I feel bad for anyone who marries me, as then we'll quickly be back to the big ol' student loan payments. If I had chosen the 10 year repayment plan, my payments would be $300 a month. Not horrible, but still practically rent.

Ya well, student loans suck. But if you can find a husband with a good job he will help you.

 

Imagine if you were a guy ,,, :D

 

I know people who got those degrees and are making their money now. One was a Women's Studies major and will be working in marketing as soon as she graduates this spring, making...um, quite a bit of money per year. So you never know. But most of the people I know who get those degrees usually get a master's, PhD, or go to med/law school afterward.

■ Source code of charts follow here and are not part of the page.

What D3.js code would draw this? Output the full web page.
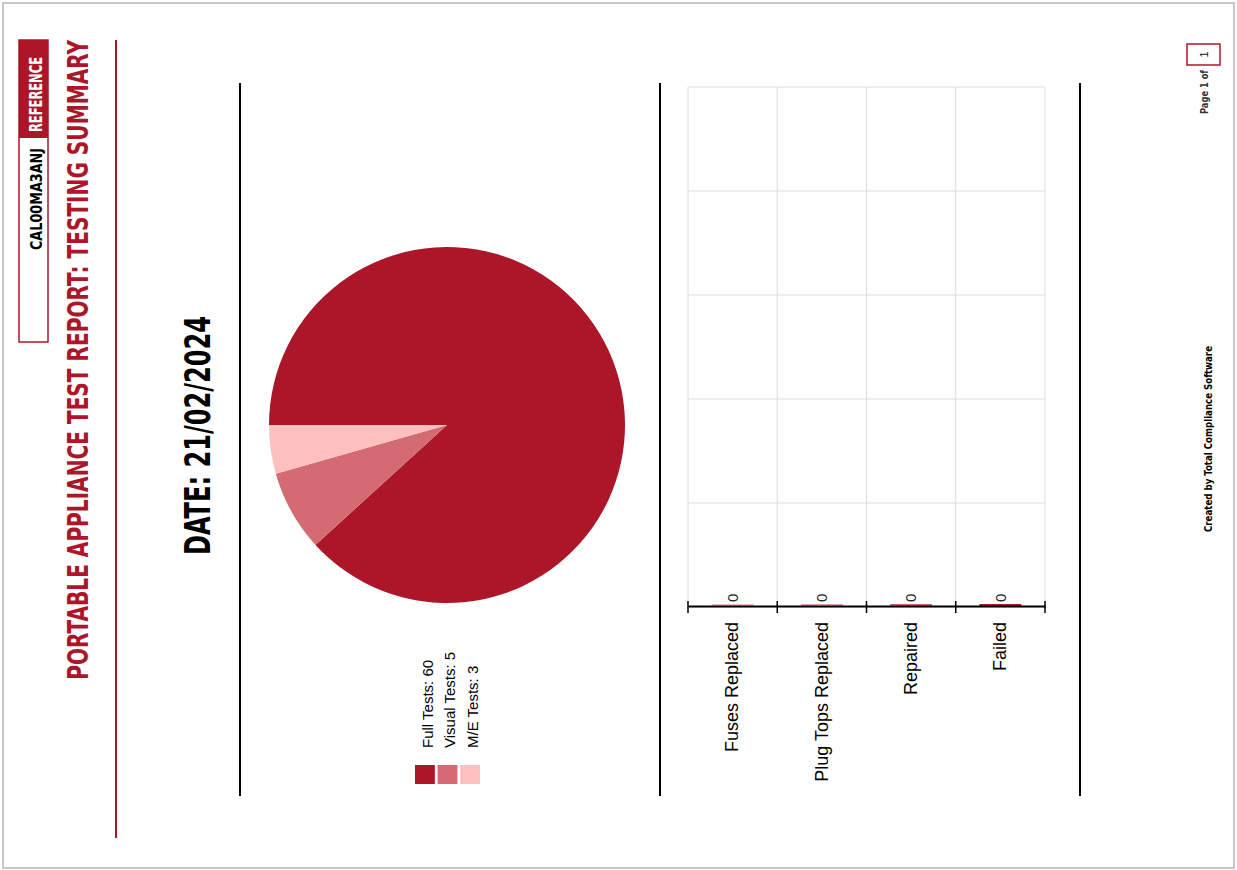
<!DOCTYPE html>
<html>
<head>
<meta charset="utf-8">
<script src="https://cdn.jsdelivr.net/npm/d3@7"></script>
<style>
    body { margin: 0; background: #fff; overflow: hidden; }
    .narrow { font-family: "Liberation Sans Narrow", "DejaVu Sans Condensed", "Liberation Sans", sans-serif; font-weight: bold; font-stretch: condensed; }
    .plain { font-family: "Liberation Sans", Arial, sans-serif; }
</style>
</head>
<body>
<div id="page"></div>
<script>
// Data_____________________________________________________
const pieLabels = ['Full Tests', 'Visual Tests', 'M/E Tests'];
const pieValues = [60, 5, 3];
const pieColors = ['#ab1729', '#d46a72', '#ffbfbf'];

const barCategories = ['Fuses Replaced', 'Plug Tops Replaced', 'Repaired', 'Failed'];
const barValues = [0, 0, 0, 0];
const barColors = ['#f2b3b8', '#e89aa2', '#d4606a', '#ab1729'];

const reportTitle = 'PORTABLE APPLIANCE TEST REPORT: TESTING SUMMARY';
const reference = 'CAL00MA3ANJ';
const reportDate = 'DATE: 21/02/2024';

// Page setup (portrait page, turned on its side)_____________
const pageW = 870;
const pageH = 1237;
const red = '#ab1729';

const svg = d3.select('#page')
    .append('svg')
    .attr('width', pageH)
    .attr('height', pageW);

const page = svg.append('g')
    .attr('transform', `translate(0, ${pageW}) rotate(-90)`);

page.append('rect')
    .attr('x', 2).attr('y', 3)
    .attr('width', 865).attr('height', 1231)
    .attr('fill', '#fff')
    .attr('stroke', '#c8c8c8')
    .attr('stroke-width', 2);

// Header_____________________________________________________
page.append('rect')
    .attr('x', 528).attr('y', 19)
    .attr('width', 302).attr('height', 29)
    .attr('fill', '#fff')
    .attr('stroke', red)
    .attr('stroke-width', 1.5);
page.append('rect')
    .attr('x', 732).attr('y', 19)
    .attr('width', 98).attr('height', 29)
    .attr('fill', red);
page.append('text')
    .attr('class', 'narrow')
    .attr('x', 738).attr('y', 42)
    .attr('font-size', 18)
    .attr('fill', '#fff')
    .attr('textLength', 75)
    .attr('lengthAdjust', 'spacingAndGlyphs')
    .text('REFERENCE');
page.append('text')
    .attr('class', 'narrow')
    .attr('x', 620).attr('y', 42)
    .attr('font-size', 16)
    .attr('fill', '#000')
    .attr('textLength', 102)
    .attr('lengthAdjust', 'spacingAndGlyphs')
    .text(reference);

// title: shrink the face to fit 640px, then stretch it back up to the tall narrow look
const titleLen = 640;
const titleSize = 29;
const title = page.append('text')
    .attr('class', 'narrow')
    .attr('text-anchor', 'end')
    .attr('font-size', titleSize)
    .attr('fill', red)
    .text(reportTitle);
const squeeze = Math.min(1, titleLen / title.node().getComputedTextLength());
title
    .attr('font-size', titleSize * squeeze)
    .attr('transform', `translate(830, 88) scale(1, ${1 / squeeze})`);

page.append('line')
    .attr('x1', 32).attr('x2', 830)
    .attr('y1', 116).attr('y2', 116)
    .attr('stroke', red)
    .attr('stroke-width', 2);

page.append('text')
    .attr('class', 'narrow')
    .attr('x', 434.5).attr('y', 210)
    .attr('text-anchor', 'middle')
    .attr('font-size', 36)
    .attr('fill', '#000')
    .attr('textLength', 239)
    .attr('lengthAdjust', 'spacingAndGlyphs')
    .text(reportDate);

// Separators
page.selectAll('.sep')
    .data([240, 660, 1080])
    .join('line')
    .attr('class', 'sep')
    .attr('x1', 74).attr('x2', 787)
    .attr('y1', d => d).attr('y2', d => d)
    .attr('stroke', '#000')
    .attr('stroke-width', 2);

// Pie chart__________________________________________________
const pie = d3.pie().sort(null).value(d => d);
const arc = d3.arc().innerRadius(0).outerRadius(178);

page.append('g')
    .attr('transform', 'translate(445, 447)')
    .selectAll('path')
    .data(pie(pieValues))
    .join('path')
    .attr('d', arc)
    .attr('fill', (d, i) => pieColors[i]);

// Legend
const legendY = d3.scaleBand()
    .domain(pieLabels)
    .range([415, 480])
    .paddingInner(0.12);

const legend = page.append('g');
legend.selectAll('rect')
    .data(pieLabels)
    .join('rect')
    .attr('x', 86)
    .attr('y', d => legendY(d))
    .attr('width', 19)
    .attr('height', legendY.bandwidth())
    .attr('fill', (d, i) => pieColors[i]);
legend.selectAll('text')
    .data(pieLabels)
    .join('text')
    .attr('class', 'plain')
    .attr('x', 122)
    .attr('y', d => legendY(d) + legendY.bandwidth() - 2)
    .attr('font-size', 15)
    .attr('fill', '#000')
    .text((d, i) => `${d}: ${pieValues[i]}`);

// Bar chart__________________________________________________
const yScale = d3.scaleBand()
    .domain(barCategories)
    .range([688, 1045]);
const xScale = d3.scaleLinear()
    .domain([0, 5])
    .range([263, 783]);

const grid = page.append('g')
    .attr('stroke', '#dcdcdc')
    .attr('stroke-width', 1);
grid.selectAll('.vgrid')
    .data(xScale.ticks(5))
    .join('line')
    .attr('class', 'vgrid')
    .attr('x1', d => xScale(d)).attr('x2', d => xScale(d))
    .attr('y1', 688).attr('y2', 1045);
grid.selectAll('.hgrid')
    .data(barCategories.map(c => yScale(c)).concat([1045]))
    .join('line')
    .attr('class', 'hgrid')
    .attr('x1', 263).attr('x2', 783)
    .attr('y1', d => d).attr('y2', d => d);

// zero bars still show as a thin strip
const barH = yScale.bandwidth() * 0.47;
page.append('g')
    .selectAll('rect')
    .data(barValues)
    .join('rect')
    .attr('x', xScale(0) + 1)
    .attr('y', (d, i) => yScale(barCategories[i]) + (yScale.bandwidth() - barH) / 2)
    .attr('width', d => Math.max(xScale(d) - xScale(0), 2))
    .attr('height', barH)
    .attr('fill', (d, i) => barColors[i]);

const yAxis = d3.axisLeft(yScale)
    .tickSize(0)
    .tickPadding(15);
const axisG = page.append('g')
    .attr('transform', `translate(${xScale(0)}, 0)`)
    .call(yAxis);
axisG.select('.domain')
    .attr('stroke', '#000')
    .attr('stroke-width', 2);
axisG.selectAll('text')
    .attr('class', 'plain')
    .attr('font-size', 18)
    .attr('fill', '#000');

// ticks on the band edges
page.selectAll('.edge')
    .data(barCategories.map(c => yScale(c)).concat([1045]))
    .join('line')
    .attr('class', 'edge')
    .attr('x1', xScale(0) - 6).attr('x2', xScale(0) + 6)
    .attr('y1', d => d).attr('y2', d => d)
    .attr('stroke', '#000')
    .attr('stroke-width', 1.5);

page.append('g')
    .selectAll('text')
    .data(barValues)
    .join('text')
    .attr('class', 'plain')
    .attr('x', d => xScale(d) + 5)
    .attr('y', (d, i) => yScale(barCategories[i]) + yScale.bandwidth() / 2)
    .attr('dy', '0.35em')
    .attr('font-size', 15)
    .attr('fill', '#222')
    .text(d => d);

// Footer_____________________________________________________
page.append('rect')
    .attr('x', 805).attr('y', 1187)
    .attr('width', 21).attr('height', 33)
    .attr('fill', '#fff')
    .attr('stroke', red)
    .attr('stroke-width', 1.5);
page.append('text')
    .attr('class', 'plain')
    .attr('x', 815.5).attr('y', 1208)
    .attr('text-anchor', 'middle')
    .attr('font-size', 11)
    .attr('fill', '#111')
    .text('1');
page.append('text')
    .attr('class', 'narrow')
    .attr('x', 800).attr('y', 1208)
    .attr('text-anchor', 'end')
    .attr('font-size', 10)
    .attr('fill', '#333')
    .attr('textLength', 44)
    .attr('lengthAdjust', 'spacingAndGlyphs')
    .text('Page 1 of');
page.append('text')
    .attr('class', 'narrow')
    .attr('x', 431).attr('y', 1212)
    .attr('text-anchor', 'middle')
    .attr('font-size', 11)
    .attr('fill', '#000')
    .attr('textLength', 186)
    .attr('lengthAdjust', 'spacingAndGlyphs')
    .text('Created by Total Compliance Software');
</script>
</body>
</html>
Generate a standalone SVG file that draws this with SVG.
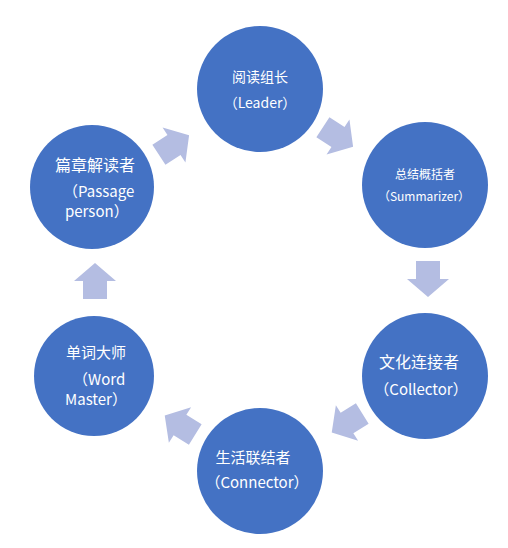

Exactly, if someone is going to take out a huge gamble, at least reduce the risk as much as you can.

 

People should pursue less 'money-oriented' degrees only if their parents pay for their tuition or something.

Edited by musemaj11
Posted

 

People should pursue less 'money-oriented' degrees only if their parents pay for their tuition or something.

 

It is true that in the field I had chosen, most people's degrees were paid by their parents.

 

Many of my friends, those who had to pay for their degree, started money-oriented degrees: engineering and business school being the two most popular. Sadly, many of them dropped out. Now that's wasting money, if you ask me. They weren't interested in the degree they picked. They ended up going back to school years later, usually for college degrees, in fields they liked.

 

After seeing them go through all that, I would encourage my kids to pick whatever degree they felt like choosing, regardless of its money-orientation. All the people I knew who completed their lit, psych, sociology or women's study degrees have good jobs.